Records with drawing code

— START —

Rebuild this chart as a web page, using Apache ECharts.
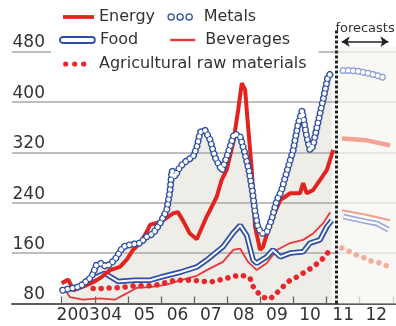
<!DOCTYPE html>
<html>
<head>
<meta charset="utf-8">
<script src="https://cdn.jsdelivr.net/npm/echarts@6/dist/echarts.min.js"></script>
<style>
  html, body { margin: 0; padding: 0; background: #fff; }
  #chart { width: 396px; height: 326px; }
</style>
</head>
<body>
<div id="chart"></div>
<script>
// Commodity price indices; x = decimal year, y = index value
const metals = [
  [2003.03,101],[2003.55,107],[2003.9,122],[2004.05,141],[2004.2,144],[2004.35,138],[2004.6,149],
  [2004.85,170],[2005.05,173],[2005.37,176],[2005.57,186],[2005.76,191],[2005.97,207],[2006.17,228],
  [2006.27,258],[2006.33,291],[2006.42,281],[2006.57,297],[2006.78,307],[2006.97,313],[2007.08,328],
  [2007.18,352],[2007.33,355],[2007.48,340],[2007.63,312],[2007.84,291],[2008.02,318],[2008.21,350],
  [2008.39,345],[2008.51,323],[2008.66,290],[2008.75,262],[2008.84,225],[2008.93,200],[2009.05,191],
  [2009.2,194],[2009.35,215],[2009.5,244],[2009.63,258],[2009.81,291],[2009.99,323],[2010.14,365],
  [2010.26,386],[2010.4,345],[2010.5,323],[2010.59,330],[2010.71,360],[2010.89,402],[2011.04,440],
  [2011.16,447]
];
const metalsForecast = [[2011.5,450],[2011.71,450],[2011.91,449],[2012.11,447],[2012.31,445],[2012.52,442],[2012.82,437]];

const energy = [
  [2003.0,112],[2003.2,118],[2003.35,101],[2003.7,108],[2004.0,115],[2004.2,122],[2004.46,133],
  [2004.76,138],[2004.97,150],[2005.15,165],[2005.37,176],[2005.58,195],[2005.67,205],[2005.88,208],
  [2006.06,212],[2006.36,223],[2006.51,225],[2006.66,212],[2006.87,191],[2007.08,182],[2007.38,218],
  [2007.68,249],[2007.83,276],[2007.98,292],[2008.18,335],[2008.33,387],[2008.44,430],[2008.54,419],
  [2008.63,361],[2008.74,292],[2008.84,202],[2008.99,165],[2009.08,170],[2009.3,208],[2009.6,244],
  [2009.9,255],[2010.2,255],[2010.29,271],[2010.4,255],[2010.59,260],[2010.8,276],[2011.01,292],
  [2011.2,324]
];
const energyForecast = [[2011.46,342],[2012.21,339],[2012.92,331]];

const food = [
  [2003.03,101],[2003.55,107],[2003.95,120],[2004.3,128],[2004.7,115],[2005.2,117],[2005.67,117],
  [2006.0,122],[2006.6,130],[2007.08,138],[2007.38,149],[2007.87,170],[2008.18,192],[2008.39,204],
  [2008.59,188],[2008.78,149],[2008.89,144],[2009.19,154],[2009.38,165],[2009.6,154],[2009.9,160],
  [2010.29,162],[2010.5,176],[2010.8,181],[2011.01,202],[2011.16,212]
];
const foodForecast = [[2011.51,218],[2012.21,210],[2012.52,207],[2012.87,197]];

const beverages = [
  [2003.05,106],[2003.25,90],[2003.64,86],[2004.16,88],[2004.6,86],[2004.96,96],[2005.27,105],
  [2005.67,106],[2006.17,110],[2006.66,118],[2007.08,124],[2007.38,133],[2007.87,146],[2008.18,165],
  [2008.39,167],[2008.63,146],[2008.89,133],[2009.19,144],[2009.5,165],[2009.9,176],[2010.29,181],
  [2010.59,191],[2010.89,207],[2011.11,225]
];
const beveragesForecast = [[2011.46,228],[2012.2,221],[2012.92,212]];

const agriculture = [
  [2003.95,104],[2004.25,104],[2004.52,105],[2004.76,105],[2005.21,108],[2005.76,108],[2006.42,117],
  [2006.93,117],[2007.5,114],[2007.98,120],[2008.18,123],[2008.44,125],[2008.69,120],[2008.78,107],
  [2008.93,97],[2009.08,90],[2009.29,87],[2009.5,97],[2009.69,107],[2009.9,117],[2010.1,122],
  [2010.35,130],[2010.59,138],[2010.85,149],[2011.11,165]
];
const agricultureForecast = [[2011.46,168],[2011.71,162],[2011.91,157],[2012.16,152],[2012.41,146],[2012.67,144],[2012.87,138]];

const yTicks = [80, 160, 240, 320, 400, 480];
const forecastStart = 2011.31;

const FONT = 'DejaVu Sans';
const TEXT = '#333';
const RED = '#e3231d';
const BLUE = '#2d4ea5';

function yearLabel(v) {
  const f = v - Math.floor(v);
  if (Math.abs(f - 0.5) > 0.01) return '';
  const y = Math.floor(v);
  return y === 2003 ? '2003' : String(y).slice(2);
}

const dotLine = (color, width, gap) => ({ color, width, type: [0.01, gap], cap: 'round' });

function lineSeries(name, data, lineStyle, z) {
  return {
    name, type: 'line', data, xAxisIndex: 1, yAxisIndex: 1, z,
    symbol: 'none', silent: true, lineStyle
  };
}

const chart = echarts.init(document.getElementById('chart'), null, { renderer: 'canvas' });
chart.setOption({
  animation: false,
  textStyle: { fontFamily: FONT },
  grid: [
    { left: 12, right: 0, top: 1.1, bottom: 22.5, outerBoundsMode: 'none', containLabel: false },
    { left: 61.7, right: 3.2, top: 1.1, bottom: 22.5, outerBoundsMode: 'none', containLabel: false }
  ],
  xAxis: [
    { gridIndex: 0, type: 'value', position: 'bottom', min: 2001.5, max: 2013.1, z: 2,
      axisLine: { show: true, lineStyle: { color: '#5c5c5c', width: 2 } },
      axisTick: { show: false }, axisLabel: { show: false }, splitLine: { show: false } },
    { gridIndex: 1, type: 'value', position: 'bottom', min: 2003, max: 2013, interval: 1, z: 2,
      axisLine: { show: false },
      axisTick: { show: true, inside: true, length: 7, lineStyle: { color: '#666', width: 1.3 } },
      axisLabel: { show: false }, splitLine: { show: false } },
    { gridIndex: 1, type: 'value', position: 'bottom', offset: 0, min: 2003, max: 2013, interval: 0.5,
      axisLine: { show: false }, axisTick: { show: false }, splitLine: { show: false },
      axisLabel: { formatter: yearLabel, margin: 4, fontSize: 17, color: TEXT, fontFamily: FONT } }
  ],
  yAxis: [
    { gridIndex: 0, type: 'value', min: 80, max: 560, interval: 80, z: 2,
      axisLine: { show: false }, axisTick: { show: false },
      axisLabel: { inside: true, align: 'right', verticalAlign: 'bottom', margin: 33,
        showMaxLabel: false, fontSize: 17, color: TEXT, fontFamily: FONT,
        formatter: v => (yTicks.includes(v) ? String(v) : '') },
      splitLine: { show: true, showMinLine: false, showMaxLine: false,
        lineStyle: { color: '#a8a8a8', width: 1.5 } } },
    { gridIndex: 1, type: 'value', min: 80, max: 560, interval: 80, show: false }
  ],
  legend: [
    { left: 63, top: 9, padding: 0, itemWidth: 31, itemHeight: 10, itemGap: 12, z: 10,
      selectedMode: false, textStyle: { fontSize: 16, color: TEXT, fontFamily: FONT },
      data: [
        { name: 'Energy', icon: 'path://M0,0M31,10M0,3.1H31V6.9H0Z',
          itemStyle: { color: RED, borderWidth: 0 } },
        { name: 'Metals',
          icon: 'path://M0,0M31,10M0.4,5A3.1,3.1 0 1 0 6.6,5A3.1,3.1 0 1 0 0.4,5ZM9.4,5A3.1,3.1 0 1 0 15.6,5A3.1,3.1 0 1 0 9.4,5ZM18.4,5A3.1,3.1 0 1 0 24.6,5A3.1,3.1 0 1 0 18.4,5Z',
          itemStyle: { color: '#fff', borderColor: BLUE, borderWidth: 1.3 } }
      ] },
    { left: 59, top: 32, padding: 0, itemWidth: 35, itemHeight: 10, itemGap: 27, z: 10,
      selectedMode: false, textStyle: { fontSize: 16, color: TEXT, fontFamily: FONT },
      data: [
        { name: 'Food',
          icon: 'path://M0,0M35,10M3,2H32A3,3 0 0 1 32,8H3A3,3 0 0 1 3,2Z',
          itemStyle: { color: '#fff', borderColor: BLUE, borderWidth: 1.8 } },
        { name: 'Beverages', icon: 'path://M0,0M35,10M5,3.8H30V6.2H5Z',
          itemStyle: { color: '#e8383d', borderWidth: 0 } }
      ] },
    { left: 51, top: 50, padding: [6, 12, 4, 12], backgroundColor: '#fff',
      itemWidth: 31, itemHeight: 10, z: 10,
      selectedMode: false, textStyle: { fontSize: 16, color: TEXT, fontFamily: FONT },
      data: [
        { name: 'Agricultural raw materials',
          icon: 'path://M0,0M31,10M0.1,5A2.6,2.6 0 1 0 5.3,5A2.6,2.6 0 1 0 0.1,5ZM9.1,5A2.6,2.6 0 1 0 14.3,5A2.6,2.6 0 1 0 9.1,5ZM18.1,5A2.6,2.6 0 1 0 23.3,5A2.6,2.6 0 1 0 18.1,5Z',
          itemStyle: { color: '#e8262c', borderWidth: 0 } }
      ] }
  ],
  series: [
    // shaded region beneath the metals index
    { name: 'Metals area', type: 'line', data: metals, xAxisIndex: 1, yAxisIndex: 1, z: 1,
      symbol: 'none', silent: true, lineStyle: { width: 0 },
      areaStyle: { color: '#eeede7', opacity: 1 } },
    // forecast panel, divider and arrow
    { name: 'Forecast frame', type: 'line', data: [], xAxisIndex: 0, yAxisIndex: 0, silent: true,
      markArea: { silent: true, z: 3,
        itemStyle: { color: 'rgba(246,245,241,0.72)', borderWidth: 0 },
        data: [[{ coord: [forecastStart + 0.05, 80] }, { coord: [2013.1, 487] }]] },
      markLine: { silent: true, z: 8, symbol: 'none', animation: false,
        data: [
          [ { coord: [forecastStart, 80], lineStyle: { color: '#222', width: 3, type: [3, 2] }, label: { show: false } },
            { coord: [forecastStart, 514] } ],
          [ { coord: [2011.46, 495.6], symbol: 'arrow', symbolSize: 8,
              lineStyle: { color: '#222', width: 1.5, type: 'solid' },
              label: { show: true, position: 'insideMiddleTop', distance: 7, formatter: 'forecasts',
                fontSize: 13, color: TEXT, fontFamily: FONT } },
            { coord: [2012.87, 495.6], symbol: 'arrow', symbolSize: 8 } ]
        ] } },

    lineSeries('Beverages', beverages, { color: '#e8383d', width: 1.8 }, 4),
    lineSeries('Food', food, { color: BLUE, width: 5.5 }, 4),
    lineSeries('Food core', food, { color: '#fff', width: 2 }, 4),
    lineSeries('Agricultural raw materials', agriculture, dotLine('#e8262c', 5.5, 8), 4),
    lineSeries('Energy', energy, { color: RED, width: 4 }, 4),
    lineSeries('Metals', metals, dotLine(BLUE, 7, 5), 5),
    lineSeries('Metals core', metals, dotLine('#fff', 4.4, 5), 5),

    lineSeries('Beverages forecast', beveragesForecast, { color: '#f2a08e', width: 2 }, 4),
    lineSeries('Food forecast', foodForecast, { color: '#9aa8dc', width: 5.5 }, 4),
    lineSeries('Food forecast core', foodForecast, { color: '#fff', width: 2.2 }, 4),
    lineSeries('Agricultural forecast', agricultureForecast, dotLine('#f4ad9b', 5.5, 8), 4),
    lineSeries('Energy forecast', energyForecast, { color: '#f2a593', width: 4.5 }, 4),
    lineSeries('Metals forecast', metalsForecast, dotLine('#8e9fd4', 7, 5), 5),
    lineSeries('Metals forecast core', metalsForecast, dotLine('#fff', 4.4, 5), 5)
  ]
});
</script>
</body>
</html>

— END —
— START —

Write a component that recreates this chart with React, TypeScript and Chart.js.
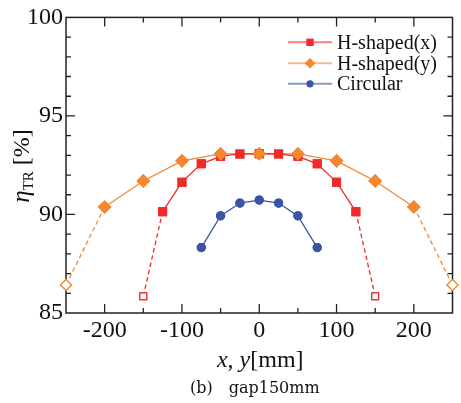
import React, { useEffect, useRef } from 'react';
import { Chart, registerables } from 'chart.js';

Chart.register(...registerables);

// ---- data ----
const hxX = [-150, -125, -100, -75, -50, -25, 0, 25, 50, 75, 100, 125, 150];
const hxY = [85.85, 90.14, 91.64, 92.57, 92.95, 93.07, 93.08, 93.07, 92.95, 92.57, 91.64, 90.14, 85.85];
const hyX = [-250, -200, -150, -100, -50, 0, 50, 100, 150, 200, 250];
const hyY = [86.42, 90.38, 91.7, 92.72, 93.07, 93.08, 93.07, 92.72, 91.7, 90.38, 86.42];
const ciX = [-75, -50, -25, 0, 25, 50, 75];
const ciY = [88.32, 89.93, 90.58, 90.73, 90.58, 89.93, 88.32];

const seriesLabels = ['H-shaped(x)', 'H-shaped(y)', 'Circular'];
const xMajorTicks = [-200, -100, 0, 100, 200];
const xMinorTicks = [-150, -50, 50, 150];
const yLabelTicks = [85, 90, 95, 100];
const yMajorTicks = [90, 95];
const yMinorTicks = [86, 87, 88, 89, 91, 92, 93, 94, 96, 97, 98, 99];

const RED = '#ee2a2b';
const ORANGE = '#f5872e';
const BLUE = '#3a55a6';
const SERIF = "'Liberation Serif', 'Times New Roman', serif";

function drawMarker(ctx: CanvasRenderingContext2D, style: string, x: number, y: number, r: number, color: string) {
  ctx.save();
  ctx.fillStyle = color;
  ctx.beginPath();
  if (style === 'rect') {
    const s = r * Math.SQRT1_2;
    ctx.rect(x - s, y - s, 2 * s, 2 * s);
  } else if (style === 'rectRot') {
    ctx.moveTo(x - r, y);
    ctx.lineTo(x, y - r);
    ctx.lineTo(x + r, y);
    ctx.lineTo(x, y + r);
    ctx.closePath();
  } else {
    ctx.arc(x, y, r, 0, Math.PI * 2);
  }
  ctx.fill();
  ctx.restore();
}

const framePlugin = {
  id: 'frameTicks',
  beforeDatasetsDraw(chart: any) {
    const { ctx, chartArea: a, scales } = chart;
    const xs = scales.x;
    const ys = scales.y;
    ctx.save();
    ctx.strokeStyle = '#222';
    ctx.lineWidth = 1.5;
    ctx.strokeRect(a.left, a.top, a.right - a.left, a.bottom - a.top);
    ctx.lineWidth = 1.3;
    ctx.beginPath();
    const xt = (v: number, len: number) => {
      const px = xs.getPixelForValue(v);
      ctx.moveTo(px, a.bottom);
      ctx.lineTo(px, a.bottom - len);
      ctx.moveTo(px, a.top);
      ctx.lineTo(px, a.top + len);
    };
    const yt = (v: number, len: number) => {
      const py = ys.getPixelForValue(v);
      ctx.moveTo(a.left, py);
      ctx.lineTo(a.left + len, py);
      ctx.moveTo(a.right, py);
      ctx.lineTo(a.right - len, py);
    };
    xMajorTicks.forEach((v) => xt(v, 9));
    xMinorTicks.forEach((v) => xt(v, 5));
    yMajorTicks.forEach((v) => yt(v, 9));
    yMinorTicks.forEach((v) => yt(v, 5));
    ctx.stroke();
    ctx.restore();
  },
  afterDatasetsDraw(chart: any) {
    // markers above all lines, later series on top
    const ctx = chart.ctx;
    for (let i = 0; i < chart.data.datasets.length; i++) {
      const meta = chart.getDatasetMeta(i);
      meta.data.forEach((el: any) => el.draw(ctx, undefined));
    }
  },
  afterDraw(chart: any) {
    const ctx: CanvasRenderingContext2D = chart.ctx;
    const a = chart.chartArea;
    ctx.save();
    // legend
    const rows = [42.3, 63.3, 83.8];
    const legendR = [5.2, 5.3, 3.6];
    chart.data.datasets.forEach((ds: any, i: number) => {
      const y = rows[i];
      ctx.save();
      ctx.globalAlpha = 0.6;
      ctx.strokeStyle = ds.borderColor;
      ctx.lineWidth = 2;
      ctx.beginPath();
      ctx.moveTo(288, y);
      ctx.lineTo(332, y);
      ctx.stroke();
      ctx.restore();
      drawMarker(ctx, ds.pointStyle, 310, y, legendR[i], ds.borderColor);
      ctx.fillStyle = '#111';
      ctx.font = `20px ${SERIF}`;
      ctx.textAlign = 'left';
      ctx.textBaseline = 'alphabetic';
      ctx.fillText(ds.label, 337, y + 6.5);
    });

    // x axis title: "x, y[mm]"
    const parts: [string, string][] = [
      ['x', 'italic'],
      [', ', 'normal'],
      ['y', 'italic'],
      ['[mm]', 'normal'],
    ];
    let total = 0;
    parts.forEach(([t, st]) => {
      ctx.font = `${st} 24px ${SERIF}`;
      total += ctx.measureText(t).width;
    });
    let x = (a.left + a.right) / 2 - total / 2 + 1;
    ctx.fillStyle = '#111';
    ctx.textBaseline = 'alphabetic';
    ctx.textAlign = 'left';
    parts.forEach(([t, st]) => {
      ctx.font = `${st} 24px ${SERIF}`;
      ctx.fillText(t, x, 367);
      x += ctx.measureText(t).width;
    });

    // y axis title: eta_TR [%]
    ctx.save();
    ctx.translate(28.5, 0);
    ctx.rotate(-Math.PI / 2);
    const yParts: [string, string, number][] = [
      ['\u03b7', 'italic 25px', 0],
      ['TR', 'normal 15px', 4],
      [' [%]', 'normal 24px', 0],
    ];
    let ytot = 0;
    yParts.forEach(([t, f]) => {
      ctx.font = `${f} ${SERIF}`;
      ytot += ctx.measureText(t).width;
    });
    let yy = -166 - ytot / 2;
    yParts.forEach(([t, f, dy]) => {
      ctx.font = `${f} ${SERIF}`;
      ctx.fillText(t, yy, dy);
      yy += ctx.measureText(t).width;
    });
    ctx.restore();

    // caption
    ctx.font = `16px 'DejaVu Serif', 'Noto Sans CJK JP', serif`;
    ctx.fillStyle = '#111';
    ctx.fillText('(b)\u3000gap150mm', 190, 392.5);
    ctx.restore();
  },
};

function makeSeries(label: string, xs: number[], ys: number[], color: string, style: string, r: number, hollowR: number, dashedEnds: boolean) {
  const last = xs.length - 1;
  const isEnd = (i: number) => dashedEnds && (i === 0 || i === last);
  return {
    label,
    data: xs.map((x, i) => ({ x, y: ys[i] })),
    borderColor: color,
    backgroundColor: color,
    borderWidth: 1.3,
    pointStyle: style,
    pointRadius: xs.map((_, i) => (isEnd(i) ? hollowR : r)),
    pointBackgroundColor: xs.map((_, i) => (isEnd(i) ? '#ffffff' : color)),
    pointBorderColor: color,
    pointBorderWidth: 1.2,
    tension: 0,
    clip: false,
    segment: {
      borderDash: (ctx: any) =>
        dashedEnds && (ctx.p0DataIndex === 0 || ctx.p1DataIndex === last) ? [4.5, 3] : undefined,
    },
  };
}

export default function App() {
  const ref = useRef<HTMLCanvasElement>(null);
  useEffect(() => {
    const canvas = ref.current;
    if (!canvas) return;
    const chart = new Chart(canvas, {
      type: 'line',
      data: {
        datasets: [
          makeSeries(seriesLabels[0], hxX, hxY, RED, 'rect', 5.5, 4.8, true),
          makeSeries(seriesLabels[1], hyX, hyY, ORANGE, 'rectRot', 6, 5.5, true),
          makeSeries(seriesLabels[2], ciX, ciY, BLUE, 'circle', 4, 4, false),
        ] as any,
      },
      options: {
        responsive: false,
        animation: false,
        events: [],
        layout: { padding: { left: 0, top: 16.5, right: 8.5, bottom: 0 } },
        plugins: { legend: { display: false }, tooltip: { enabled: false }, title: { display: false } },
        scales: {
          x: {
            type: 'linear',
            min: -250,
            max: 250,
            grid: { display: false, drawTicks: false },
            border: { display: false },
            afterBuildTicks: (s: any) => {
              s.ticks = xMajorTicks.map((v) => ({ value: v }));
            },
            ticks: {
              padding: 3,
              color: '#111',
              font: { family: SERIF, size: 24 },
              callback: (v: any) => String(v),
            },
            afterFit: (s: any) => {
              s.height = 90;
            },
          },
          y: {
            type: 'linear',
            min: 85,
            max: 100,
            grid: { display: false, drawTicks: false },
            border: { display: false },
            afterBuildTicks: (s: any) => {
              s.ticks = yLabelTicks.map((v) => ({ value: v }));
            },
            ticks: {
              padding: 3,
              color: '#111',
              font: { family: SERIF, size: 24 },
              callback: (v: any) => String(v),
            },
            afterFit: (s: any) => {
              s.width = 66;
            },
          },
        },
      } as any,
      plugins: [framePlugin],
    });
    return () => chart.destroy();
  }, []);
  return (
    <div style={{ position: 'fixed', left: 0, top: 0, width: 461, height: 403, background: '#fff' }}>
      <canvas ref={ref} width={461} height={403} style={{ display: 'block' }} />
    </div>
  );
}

— END —

WHAT YOU ARE ASKED TO DO:
Start at the line with "Write a component", stop at the line with "Serif', 'Times New", both lines included, and repeat that span exactly without its pictures.

WRITTEN SOLUTION:
Write a component that recreates this chart with React, TypeScript and Chart.js.
import React, { useEffect, useRef } from 'react';
import { Chart, registerables } from 'chart.js';

Chart.register(...registerables);

// ---- data ----
const hxX = [-150, -125, -100, -75, -50, -25, 0, 25, 50, 75, 100, 125, 150];
const hxY = [85.85, 90.14, 91.64, 92.57, 92.95, 93.07, 93.08, 93.07, 92.95, 92.57, 91.64, 90.14, 85.85];
const hyX = [-250, -200, -150, -100, -50, 0, 50, 100, 150, 200, 250];
const hyY = [86.42, 90.38, 91.7, 92.72, 93.07, 93.08, 93.07, 92.72, 91.7, 90.38, 86.42];
const ciX = [-75, -50, -25, 0, 25, 50, 75];
const ciY = [88.32, 89.93, 90.58, 90.73, 90.58, 89.93, 88.32];

const seriesLabels = ['H-shaped(x)', 'H-shaped(y)', 'Circular'];
const xMajorTicks = [-200, -100, 0, 100, 200];
const xMinorTicks = [-150, -50, 50, 150];
const yLabelTicks = [85, 90, 95, 100];
const yMajorTicks = [90, 95];
const yMinorTicks = [86, 87, 88, 89, 91, 92, 93, 94, 96, 97, 98, 99];

const RED = '#ee2a2b';
const ORANGE = '#f5872e';
const BLUE = '#3a55a6';
const SERIF = "'Liberation Serif', 'Times New Roman', serif";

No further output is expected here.